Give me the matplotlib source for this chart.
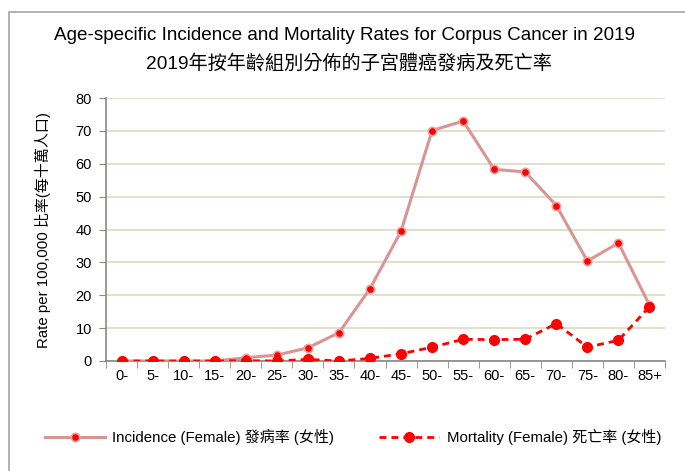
import matplotlib.pyplot as plt
from matplotlib.patches import Rectangle

plt.rcParams["font.family"] = ["Liberation Sans", "Noto Sans CJK TC", "DejaVu Sans"]

age_groups = ["0-", "5-", "10-", "15-", "20-", "25-", "30-", "35-", "40-", "45-",
              "50-", "55-", "60-", "65-", "70-", "75-", "80-", "85+"]
incidence = [0, 0, 0, 0, 1.0, 1.8, 4.0, 8.6, 22.0, 39.5,
             70.1, 73.0, 58.3, 57.5, 47.3, 30.4, 35.9, 17.0]
mortality = [0, 0, 0, 0, 0.1, 0, 0.5, 0, 0.8, 2.2,
             4.2, 6.6, 6.5, 6.6, 11.4, 4.2, 6.3, 16.5]

fig = plt.figure(figsize=(6.85, 4.71), dpi=100)
fig.patches.append(Rectangle((9 / 685, -0.1), 1.2, (471 - 12) / 471 + 0.1,
                             transform=fig.transFigure, fill=False,
                             edgecolor="#a6a6a6", linewidth=1.2))
ax = fig.add_axes([106 / 685, 110 / 471, 559 / 685, 263 / 471])

x = list(range(len(age_groups)))
ax.plot(x, incidence, color="#d99594", linewidth=2.2, marker="o", markersize=6,
        markerfacecolor="#ff0000", markeredgecolor="#e6a5a5", markeredgewidth=1.2,
        label="Incidence (Female) 發病率 (女性)", zorder=3)
ax.plot(x, mortality, color="#ff0000", linewidth=2, linestyle=(0, (2.5, 1.8)),
        marker="o", markersize=7, markerfacecolor="#ff0000", markeredgecolor="#ff0000",
        label="Mortality (Female) 死亡率 (女性)", zorder=4)

ax.set_xlim(-0.5, len(age_groups) - 0.5)
ax.set_ylim(0, 80)
ax.set_yticks(range(0, 81, 10))
ax.set_xticks(x)
ax.set_xticklabels(age_groups)
ax.set_xticks([i - 0.5 for i in range(len(age_groups) + 1)], minor=True)
ax.tick_params(axis="x", which="major", length=0, pad=6, labelsize=10.5)
ax.tick_params(axis="x", which="minor", length=5, color="#888888", direction="out")
ax.tick_params(axis="y", length=5, color="#888888", labelsize=10.5, pad=5)
ax.grid(axis="y", color="#ddd9c3", linewidth=1.2)
ax.set_axisbelow(True)
for side in ["top", "right"]:
    ax.spines[side].set_visible(False)
for side in ["left", "bottom"]:
    ax.spines[side].set_color("#888888")
    ax.spines[side].set_linewidth(1.2)

ax.set_ylabel("Rate per 100,000 比率(每十萬人口)", fontsize=10.8, labelpad=18)

fig.text(0.503, 0.924, "Age-specific Incidence and Mortality Rates for Corpus Cancer in 2019",
         ha="center", va="center", fontsize=13.6)
fig.text(0.509, 0.866, "2019年按年齡組別分佈的子宮體癌發病及死亡率",
         ha="center", va="center", fontsize=13.8)

fig.legend(loc="center", bbox_to_anchor=(0.515, 0.072), ncol=2, frameon=False,
           fontsize=10.8, handlelength=4.0, handletextpad=0.5, columnspacing=3.0)

fig.savefig("out.png", dpi=100)
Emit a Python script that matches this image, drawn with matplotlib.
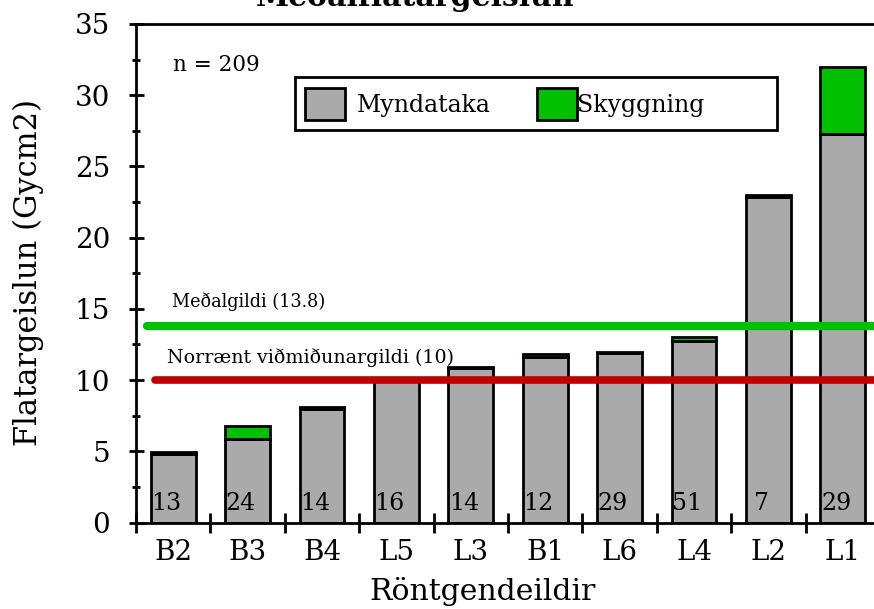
import matplotlib
matplotlib.use('Agg')
import matplotlib.pyplot as plt
import numpy as np
from matplotlib.patches import Rectangle

plt.rcParams['font.family'] = 'DejaVu Serif'

# Dose per department: imaging part and fluoroscopy part (Gycm2)
categories = ['B2', 'B3', 'B4', 'L5', 'L3', 'B1', 'L6', 'L4', 'L2', 'L1']
myndataka = [4.8, 5.85, 8.0, 10.05, 10.85, 11.6, 11.9, 12.75, 22.85, 27.3]
skyggning = [0.15, 0.9, 0.1, 0.0, 0.1, 0.2, 0.05, 0.3, 0.15, 4.7]
counts = [13, 24, 14, 16, 14, 12, 29, 51, 7, 29]
n_total = 209
mean_value = 13.8
nordic_ref = 10

gray = '#AAAAAA'
green = '#00C000'
red = '#C00000'

fig = plt.figure(figsize=(8.74, 6.09), dpi=100)
ax = fig.add_axes([136 / 874, 86.5 / 609, 744 / 874, 498.5 / 609])

x = np.arange(len(categories))
ax.bar(x, myndataka, width=0.6, color=gray, edgecolor='black', linewidth=2, zorder=2)
ax.bar(x, skyggning, width=0.6, bottom=myndataka, color=green, edgecolor='black',
       linewidth=2, zorder=2)

# number of exams in each department
for i, c in enumerate(counts):
    ax.text(x[i] - 0.09, 0.85, str(c), ha='center', va='baseline', fontsize=17, zorder=4)

# reference lines
ax.axhline(mean_value, xmin=0.015, color=green, linewidth=6, solid_capstyle='round', zorder=3)
ax.axhline(nordic_ref, xmin=0.025, color=red, linewidth=5.5, solid_capstyle='round', zorder=3)
ax.text(0.0484, 0.4323, f'Meðalgildi ({mean_value})', transform=ax.transAxes,
        fontsize=12.7, va='baseline')
ax.text(0.0417, 0.3192, f'Norrænt viðmiðunargildi ({nordic_ref})', transform=ax.transAxes,
        fontsize=13.7, va='baseline')
ax.text(0.0497, 0.9057, f'n = {n_total}', transform=ax.transAxes, fontsize=15.5, va='baseline')

# legend box
ax.add_patch(Rectangle((0.2137, 0.7874), 0.6479, 0.1063, transform=ax.transAxes,
                       facecolor='white', edgecolor='black', linewidth=2, zorder=5))
ax.add_patch(Rectangle((0.2272, 0.8074), 0.0538, 0.0642, transform=ax.transAxes,
                       facecolor=gray, edgecolor='black', linewidth=2, zorder=6))
ax.add_patch(Rectangle((0.5390, 0.8074), 0.0538, 0.0642, transform=ax.transAxes,
                       facecolor=green, edgecolor='black', linewidth=2, zorder=6))
ax.text(0.2970, 0.8235, 'Myndataka', transform=ax.transAxes, fontsize=17, va='baseline', zorder=6)
ax.text(0.5927, 0.8235, 'Skyggning', transform=ax.transAxes, fontsize=17, va='baseline', zorder=6)

ax.set_xlim(-0.5, 9.5)
ax.set_ylim(0, 35)

# y axis: major every 5, minor halfway
ax.set_yticks(np.arange(0, 36, 5))
ax.set_yticks(np.arange(2.5, 35, 5), minor=True)
ax.tick_params(axis='y', which='major', direction='inout', length=10.8, width=2,
               pad=13.3, labelsize=20)
ax.tick_params(axis='y', which='minor', direction='inout', length=5.8, width=2)

# x axis: ticks between bars, labels under bars
ax.set_xticks(np.arange(-0.5, 9.6, 1))
ax.set_xticklabels([])
ax.set_xticks(x, minor=True)
ax.set_xticklabels(categories, minor=True)
ax.tick_params(axis='x', which='major', direction='inout', length=13.7, width=2)
ax.tick_params(axis='x', which='minor', length=0, pad=12, labelsize=20)

for side in ['left', 'bottom', 'top', 'right']:
    ax.spines[side].set_linewidth(2)

fig.text(28 / 874, 0.5525, 'Flatargeislun (Gycm2)', rotation=90, ha='center', va='center',
         fontsize=22)
fig.text(483 / 874, 9 / 609, 'Röntgendeildir', ha='center', va='baseline', fontsize=21.5)
fig.text(415 / 874, 1 - 6 / 609, 'Meðalflatargeislun', ha='center', va='baseline',
         fontsize=21.5, fontweight='bold')

fig.savefig('out.png', dpi=100)
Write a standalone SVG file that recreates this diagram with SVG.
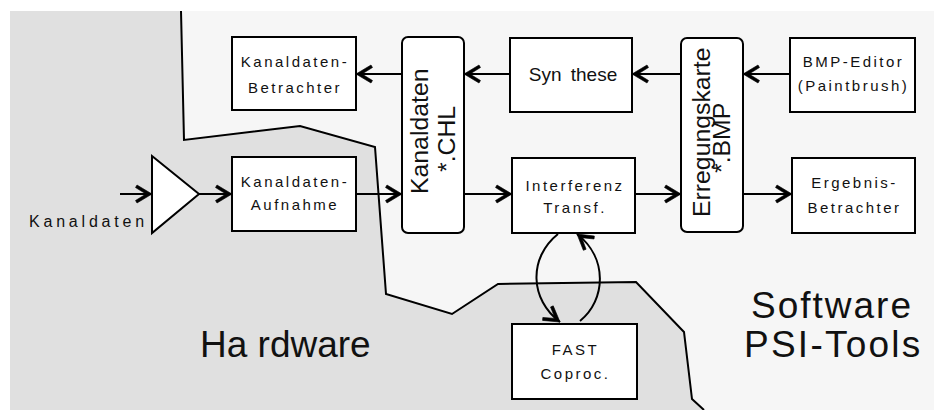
● ● ● ●
### AIM OF THE TASK:
Above are the records. Copy only the lines from the one with "Emit a Python" through the one with "plt.rcParams['font.family'] = 'DejaVu Serif'", exactly, with no pictures.

### REPLY:
Emit a Python script that matches this image, drawn with matplotlib.
import matplotlib
matplotlib.use('Agg')
import matplotlib.pyplot as plt
import numpy as np
from matplotlib.patches import Rectangle

plt.rcParams['font.family'] = 'DejaVu Serif'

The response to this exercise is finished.